**Required work:**
Include the line containing "const empresasEuropa = [54, 62.5, 67, 78.5, 39];" and all lines before it, repeated exactly from the listing below, without pictures.

**Given information:**
——————————

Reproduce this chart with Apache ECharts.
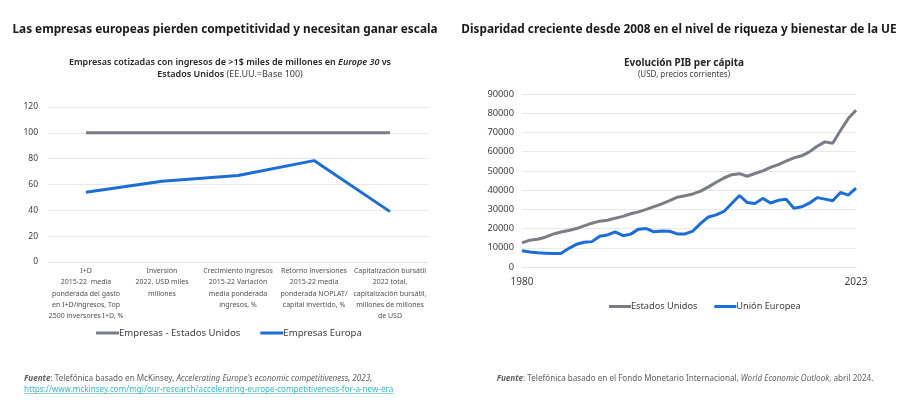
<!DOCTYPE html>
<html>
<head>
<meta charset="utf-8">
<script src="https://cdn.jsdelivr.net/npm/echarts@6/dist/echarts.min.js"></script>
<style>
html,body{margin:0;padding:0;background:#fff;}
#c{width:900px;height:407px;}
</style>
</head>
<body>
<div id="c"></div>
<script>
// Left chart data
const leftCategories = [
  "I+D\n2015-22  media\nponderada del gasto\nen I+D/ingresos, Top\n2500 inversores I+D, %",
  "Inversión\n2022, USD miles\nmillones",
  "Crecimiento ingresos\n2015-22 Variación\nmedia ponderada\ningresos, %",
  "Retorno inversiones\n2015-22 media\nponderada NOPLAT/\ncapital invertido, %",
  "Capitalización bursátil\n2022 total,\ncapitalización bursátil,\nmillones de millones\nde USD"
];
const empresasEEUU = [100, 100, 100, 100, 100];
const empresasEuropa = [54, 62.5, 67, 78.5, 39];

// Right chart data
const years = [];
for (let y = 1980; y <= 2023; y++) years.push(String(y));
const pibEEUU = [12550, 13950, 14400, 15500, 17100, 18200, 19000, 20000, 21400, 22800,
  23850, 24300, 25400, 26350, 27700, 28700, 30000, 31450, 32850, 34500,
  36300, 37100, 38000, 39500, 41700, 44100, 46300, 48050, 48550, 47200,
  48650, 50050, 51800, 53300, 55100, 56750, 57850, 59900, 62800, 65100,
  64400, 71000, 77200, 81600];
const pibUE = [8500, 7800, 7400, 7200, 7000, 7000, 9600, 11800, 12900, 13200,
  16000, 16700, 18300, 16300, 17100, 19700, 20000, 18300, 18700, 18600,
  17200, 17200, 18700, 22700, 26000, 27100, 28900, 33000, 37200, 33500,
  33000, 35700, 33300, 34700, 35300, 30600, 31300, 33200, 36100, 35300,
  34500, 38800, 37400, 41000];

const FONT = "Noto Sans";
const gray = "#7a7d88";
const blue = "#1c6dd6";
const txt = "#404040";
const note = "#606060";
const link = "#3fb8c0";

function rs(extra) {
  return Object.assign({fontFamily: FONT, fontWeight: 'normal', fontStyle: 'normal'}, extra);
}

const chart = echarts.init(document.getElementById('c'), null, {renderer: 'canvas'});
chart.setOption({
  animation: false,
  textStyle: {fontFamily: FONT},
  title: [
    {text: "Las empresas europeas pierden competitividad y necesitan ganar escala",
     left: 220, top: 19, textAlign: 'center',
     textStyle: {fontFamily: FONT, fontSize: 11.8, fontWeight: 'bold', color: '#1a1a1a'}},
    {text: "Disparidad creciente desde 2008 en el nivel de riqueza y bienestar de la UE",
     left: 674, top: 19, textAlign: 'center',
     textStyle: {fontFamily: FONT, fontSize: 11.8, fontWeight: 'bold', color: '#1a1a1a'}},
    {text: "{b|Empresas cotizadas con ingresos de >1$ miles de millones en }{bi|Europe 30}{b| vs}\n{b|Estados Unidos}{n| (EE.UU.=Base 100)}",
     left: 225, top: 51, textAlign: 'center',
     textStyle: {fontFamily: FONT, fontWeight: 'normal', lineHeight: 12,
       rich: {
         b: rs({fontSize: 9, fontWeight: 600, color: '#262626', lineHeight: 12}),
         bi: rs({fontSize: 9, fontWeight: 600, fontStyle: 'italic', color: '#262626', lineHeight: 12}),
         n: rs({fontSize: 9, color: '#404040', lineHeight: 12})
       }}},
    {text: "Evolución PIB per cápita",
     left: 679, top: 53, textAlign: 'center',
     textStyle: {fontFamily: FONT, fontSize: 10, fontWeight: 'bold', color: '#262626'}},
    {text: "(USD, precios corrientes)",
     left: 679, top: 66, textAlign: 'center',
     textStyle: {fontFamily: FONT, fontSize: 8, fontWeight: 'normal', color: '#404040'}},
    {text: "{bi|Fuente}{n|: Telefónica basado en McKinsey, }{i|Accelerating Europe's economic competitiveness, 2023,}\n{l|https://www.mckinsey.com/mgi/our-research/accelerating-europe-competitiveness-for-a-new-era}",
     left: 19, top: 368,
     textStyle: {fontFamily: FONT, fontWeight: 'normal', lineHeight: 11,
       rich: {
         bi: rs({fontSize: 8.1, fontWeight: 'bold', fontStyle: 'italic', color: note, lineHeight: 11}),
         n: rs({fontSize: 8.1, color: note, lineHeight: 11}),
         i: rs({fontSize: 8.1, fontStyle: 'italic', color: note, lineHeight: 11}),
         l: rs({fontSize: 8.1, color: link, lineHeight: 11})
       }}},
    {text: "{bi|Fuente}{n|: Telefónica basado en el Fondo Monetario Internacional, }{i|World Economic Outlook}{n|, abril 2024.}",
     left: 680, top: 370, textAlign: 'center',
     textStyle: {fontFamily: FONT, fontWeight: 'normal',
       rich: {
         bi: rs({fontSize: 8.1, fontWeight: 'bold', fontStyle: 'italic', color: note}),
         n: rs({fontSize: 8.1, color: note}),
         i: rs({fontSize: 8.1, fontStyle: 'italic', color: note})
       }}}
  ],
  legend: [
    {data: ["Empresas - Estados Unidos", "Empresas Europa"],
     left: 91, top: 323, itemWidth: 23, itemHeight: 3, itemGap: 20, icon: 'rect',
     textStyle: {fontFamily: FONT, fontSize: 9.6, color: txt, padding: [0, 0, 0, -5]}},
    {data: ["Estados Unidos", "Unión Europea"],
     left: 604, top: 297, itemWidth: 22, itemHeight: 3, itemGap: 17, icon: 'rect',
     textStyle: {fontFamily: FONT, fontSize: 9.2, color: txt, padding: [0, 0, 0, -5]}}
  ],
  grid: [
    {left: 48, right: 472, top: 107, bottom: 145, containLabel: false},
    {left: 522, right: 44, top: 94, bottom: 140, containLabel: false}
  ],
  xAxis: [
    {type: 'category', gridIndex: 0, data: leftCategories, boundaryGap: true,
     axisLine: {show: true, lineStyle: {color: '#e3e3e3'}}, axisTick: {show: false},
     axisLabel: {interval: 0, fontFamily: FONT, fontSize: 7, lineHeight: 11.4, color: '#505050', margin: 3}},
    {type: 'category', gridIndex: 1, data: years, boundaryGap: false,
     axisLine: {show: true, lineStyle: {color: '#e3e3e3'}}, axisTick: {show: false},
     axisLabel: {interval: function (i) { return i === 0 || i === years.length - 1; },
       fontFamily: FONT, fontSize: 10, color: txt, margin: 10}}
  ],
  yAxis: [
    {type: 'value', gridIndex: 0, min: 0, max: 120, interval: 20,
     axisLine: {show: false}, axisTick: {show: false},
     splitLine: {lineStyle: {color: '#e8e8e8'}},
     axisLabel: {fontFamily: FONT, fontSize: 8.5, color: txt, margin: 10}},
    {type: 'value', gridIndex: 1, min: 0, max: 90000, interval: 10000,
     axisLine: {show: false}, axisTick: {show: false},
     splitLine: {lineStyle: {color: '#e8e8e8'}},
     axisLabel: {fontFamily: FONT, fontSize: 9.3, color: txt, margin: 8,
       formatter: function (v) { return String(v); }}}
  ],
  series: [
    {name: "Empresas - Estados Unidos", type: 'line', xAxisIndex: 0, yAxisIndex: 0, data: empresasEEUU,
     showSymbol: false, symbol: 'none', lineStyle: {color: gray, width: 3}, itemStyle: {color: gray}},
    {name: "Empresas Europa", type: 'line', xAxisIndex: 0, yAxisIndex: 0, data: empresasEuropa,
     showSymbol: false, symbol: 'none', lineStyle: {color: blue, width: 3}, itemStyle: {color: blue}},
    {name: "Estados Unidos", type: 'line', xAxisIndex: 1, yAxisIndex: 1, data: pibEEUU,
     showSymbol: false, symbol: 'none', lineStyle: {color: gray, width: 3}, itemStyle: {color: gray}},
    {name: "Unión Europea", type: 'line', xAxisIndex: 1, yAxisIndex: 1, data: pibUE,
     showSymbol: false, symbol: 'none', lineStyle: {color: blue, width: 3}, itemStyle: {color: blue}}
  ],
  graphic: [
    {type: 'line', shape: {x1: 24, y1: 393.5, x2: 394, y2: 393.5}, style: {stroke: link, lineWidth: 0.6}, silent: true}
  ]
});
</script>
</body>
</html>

——————————

**Written answer:**
Reproduce this chart with Apache ECharts.
<!DOCTYPE html>
<html>
<head>
<meta charset="utf-8">
<script src="https://cdn.jsdelivr.net/npm/echarts@6/dist/echarts.min.js"></script>
<style>
html,body{margin:0;padding:0;background:#fff;}
#c{width:900px;height:407px;}
</style>
</head>
<body>
<div id="c"></div>
<script>
// Left chart data
const leftCategories = [
  "I+D\n2015-22  media\nponderada del gasto\nen I+D/ingresos, Top\n2500 inversores I+D, %",
  "Inversión\n2022, USD miles\nmillones",
  "Crecimiento ingresos\n2015-22 Variación\nmedia ponderada\ningresos, %",
  "Retorno inversiones\n2015-22 media\nponderada NOPLAT/\ncapital invertido, %",
  "Capitalización bursátil\n2022 total,\ncapitalización bursátil,\nmillones de millones\nde USD"
];
const empresasEEUU = [100, 100, 100, 100, 100];
const empresasEuropa = [54, 62.5, 67, 78.5, 39];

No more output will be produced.